Why I built this
It's not that we don't have discipline.
It's that we're managing multiple ventures with tools built for one.
Working a 9-to-5 while building something on the side — something that's actually yours — is one of the hardest things a person can try to do. Not because you lack discipline. Not because you don't want it badly enough.
It's because while you're at work, your mind doesn't stop. Ideas are firing. A content angle hits you in a meeting. A SaaS concept clicks during your lunch break. A consulting opportunity comes in over email. By the time you're home and finally have a moment to sit down… half of it is already gone.
"With no structure, we are flooded with information overload — and that overload is exactly what keeps us starting and stopping."
We open one tool and we start a new page — but we never come back to it.
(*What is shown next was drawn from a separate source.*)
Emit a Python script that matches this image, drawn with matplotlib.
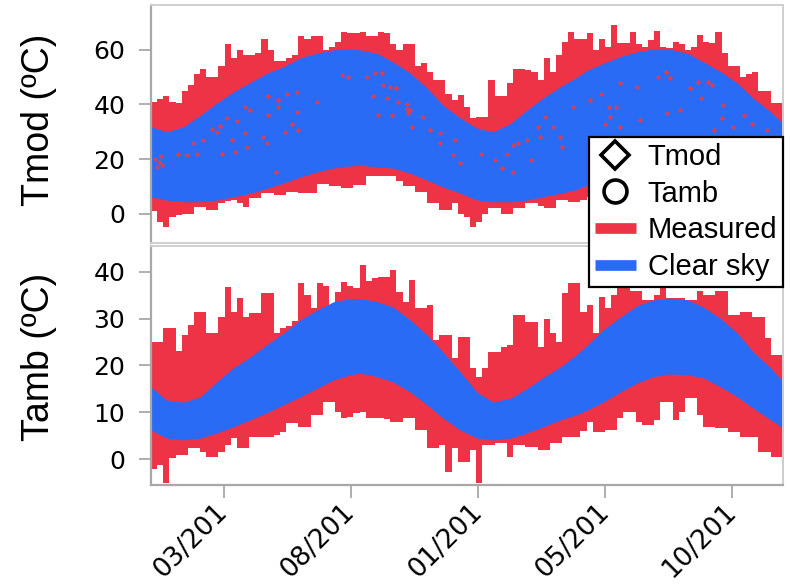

We try another tool. We create a board and it sits empty. We write our ideas in our notes app, our phone, a napkin. Each one in a different place. Each place with its own system. And none of them talking to each other.
That's not a motivation problem. That's a visibility problem.
And I lived it. Started a website and got distracted. Couldn't decide which idea to prioritize. Chased the next shiny tool. Sat with the frustration of what do I do and how do I actually succeed. Which tool can even help me?
So I finally decided to stop looking for the perfect tool. And I built the one I needed.
The tool that can connect with other tools, and still make me effective.